Achteraf bleek Marcel Möring in zijn sombere, indrukwekkende 4 mei-voordracht, live op tv en de volgende dag afgedrukt in NRC, nog te positief te zijn geweest.

Hij vestigde de aandacht op het feit dat de Joden konden worden weggevoerd uit hun buurten zonder protest van „de buren”. „Maar de belangrijkste vraag blijft onbeantwoord: waarom waren we ineens elkaars buren niet meer? Wanneer werden we reptielen, ratten, kakkerlakken? Hoe kon het dat we uit onze huizen werden gehaald onder de ogen en in het stilzwijgen van onze buren?”

Toch zag hij in de Nederlandse steden één uitzondering: het Drentse Coevorden. „Een plaatselijke winkelier schreeuwt de hele boel bij elkaar: dat het een schande is dat mensen uit hun huis worden gehaald.” Möring laat die moedige winkelier nog enkele keren terugkeren in zijn tekst – een retorisch stijlmiddel dat goed werkt. Zijn slotzin: „Als we een mens tussen medemensen willen zijn, moeten we onszelf kunnen voorstellen als de ander en, als het nodig is, die winkelier in Coevorden zijn.”

Al tijdens het luisteren naar deze toespraak vroeg ik me af: hoe zou het met die woedende winkelier zijn afgelopen? Besefte hij wel welk reusachtig risico hij daar op straat nam?

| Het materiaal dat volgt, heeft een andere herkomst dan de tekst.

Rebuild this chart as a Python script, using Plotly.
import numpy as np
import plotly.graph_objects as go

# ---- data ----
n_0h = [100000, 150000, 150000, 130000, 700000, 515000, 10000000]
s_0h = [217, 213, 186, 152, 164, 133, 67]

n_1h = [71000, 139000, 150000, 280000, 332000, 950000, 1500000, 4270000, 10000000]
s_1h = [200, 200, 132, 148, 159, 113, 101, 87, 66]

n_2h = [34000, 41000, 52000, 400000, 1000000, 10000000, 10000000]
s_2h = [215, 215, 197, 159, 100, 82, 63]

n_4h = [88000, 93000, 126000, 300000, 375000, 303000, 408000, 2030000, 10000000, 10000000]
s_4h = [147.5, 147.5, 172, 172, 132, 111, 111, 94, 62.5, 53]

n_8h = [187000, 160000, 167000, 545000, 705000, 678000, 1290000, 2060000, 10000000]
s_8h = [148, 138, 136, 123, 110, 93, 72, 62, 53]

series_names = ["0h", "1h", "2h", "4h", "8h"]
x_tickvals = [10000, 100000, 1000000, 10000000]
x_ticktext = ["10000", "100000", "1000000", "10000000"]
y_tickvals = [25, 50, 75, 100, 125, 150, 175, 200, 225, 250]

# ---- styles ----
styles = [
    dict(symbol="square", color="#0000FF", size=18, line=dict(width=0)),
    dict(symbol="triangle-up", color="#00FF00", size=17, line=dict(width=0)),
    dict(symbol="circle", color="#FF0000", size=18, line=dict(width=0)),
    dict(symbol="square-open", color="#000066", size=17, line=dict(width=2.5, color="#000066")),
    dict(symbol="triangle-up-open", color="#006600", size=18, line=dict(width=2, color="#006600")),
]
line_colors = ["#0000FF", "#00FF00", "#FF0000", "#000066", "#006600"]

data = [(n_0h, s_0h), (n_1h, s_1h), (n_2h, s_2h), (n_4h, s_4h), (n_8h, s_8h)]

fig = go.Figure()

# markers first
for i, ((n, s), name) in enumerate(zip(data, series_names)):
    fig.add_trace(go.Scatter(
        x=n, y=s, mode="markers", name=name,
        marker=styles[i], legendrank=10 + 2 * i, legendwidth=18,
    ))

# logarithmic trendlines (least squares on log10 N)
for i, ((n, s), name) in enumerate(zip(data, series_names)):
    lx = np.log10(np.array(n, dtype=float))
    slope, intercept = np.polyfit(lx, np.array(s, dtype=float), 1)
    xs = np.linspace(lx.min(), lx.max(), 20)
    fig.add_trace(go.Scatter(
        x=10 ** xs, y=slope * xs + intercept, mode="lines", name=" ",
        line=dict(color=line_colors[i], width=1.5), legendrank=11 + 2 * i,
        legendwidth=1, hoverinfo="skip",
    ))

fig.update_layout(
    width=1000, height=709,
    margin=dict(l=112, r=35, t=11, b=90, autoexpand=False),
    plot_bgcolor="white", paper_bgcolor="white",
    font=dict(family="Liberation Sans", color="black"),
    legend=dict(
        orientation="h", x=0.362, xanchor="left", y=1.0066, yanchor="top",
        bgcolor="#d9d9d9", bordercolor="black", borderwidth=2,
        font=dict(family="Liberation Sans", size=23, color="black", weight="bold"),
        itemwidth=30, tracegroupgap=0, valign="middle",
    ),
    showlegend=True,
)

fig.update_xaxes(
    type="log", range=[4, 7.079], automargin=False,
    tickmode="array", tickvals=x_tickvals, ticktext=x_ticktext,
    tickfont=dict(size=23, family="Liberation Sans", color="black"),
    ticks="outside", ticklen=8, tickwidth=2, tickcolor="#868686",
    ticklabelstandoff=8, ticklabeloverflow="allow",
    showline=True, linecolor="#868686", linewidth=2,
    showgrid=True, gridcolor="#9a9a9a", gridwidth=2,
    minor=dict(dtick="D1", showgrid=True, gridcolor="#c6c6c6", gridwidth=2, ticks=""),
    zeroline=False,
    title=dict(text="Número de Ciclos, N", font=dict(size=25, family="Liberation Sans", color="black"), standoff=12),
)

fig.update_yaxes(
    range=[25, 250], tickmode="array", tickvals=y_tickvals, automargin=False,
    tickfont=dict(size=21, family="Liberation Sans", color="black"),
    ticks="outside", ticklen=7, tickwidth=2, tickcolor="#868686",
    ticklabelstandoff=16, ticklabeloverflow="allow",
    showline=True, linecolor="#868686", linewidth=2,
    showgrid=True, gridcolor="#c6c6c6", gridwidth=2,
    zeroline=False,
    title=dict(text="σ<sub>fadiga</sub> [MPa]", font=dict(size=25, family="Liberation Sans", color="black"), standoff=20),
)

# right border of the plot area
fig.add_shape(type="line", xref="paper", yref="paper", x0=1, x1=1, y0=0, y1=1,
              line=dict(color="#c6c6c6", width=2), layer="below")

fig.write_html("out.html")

Het leek me onwaarschijnlijk dat de aanwezige militairen en politiemensen zijn protest zomaar oogluikend zouden hebben toegelaten. Möring ging er in zijn toespraak helaas niet nader op in.

Navraag in Coevorden leerde me dat de toedracht anders is geweest. Via de Stichting Synagoge Coevorden kwam ik bij dr. Dirkje Mulder-Boers terecht, een historicus die onder meer over het Joodse leven in Coevorden heeft geschreven. Volgens haar kon het maar om één winkelier gaan: Comprecht Sanders, nota bene een Joodse fotograaf, die een winkel aan de Bentheimerstraat 29 in Coevorden had. Möring dacht dat het een niet-Jood was geweest die eigener beweging schreeuwend de straat opging om het voor zijn buren op te nemen. In werkelijkheid was Sanders samen met zijn vrouw in de nacht van 2 op 3 oktober 1942 uit zijn huis gehaald en met andere Joden uit de buurt weggevoerd.

Dat Sanders zijn woede zo openlijk luchtte, was begrijpelijk: een jaar eerder was zijn oudste zoon al opgepakt en gedeporteerd (en later vermoord). Sanders en zijn vrouw werden naar Westerbork en vandaar naar Auschwitz gedeporteerd waar zij op 12 oktober 1942 werden vermoord: Sanders was toen 59 jaar, zijn vrouw Marianna 61 jaar. Kort voor hij in Coevorden werd weggevoerd, had Sanders nog kans gezien een deel van zijn fotobezit bij de buren onder te brengen.

De lezing van Dirkje Mulder-Boers is tegenover mij bevestigd door Johan Sanders, een kleinzoon van Comprecht en zoon van een van de twee zonen van Comprecht die in de onderduik overleefden.

Marcel Möring erkent dat hij zich vergist heeft. Hij had zich gebaseerd op één bron, een amateur-historicus die politie-archieven had geraadpleegd.

Mijn nogal wrange conclusie moet luiden dat zelfs die ene, door Möring gevonden, uitzonderlijke buurman niet heeft bestaan. Comprecht Sanders was niet een buurman die zich het lot van zijn buren aantrok, hij was zelf een slachtoffer en hij wilde zich openlijk verzetten tegen al het onrecht dat hem en andere Joden werd gedaan. Daarom schreeuwde hij.